Of all the tweaks a GPU miner can make, undervolting is the one with the best ratio of benefit to risk. Done sensibly it lowers heat, noise, and power draw while costing very little hashrate. Here is what it is and how to think about it without breaking anything.

What undervolting means

A graphics card ships with a voltage curve set conservatively high so that every single card, even a weak sample, runs stably at stock. Most cards can do the same work at a lower voltage than the factory chose. Undervolting simply lowers that voltage. Less voltage means less power converted to heat, which means cooler temperatures and slower, quieter fans.

Why it suits mining especially well

Mining is a sustained, steady load running for hours or days. That is exactly the scenario where lower heat and noise compound into real benefits: longer hardware life, a quieter room, and a smaller electricity bill. A few percent less hashrate barely registers against those gains.

The careful approach

  • Use your vendor tool or a trusted utility to view the voltage and frequency curve.
  • Lower the voltage in small steps, not big leaps.
  • After each step, run the miner for fifteen minutes and watch for crashes or a sudden hashrate collapse.
  • If it crashes or shares stop, raise the voltage one step back to the last stable point.

Power limit as the easy alternative

If editing a voltage curve feels intimidating, simply setting a power limit of 70 to 80 percent achieves much of the same benefit with one slider. It is blunter than a true undervolt but far simpler, and it is genuinely hard to harm anything with it.

What to watch while testing

Keep a temperature readout open and watch the accepted share rate. A good undervolt holds your share rate while dropping temperature several degrees and quietening the fans. If shares start getting rejected, you have gone too far - the card is now producing occasional bad results, which is worse than a slightly higher voltage.

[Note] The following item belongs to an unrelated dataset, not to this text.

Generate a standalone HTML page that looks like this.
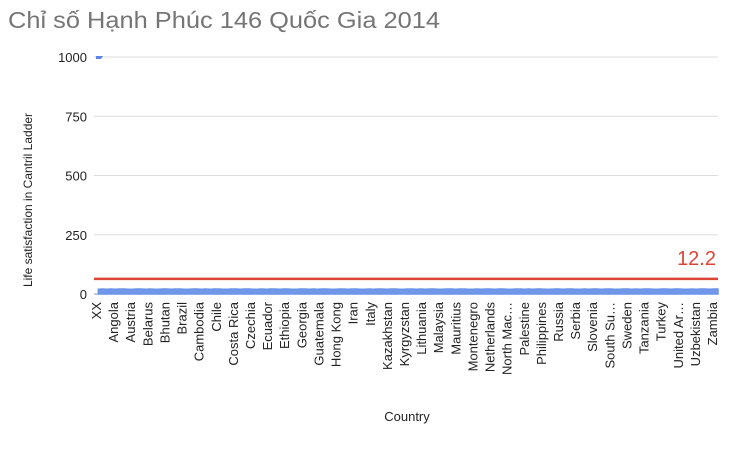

It will not damage the card

Undervolting only reduces voltage, so unlike overclocking it does not stress the hardware. The worst realistic outcome is an unstable setting that crashes the miner, which you fix by nudging the voltage back up. That makes it one of the safest experiments a home miner can run.

The payoff

A well-undervolted card mines Malairte at almost full output while running cooler, quieter, and cheaper. For a rig that lives in your home and runs for hours, that comfort is often worth more than the last sliver of hashrate.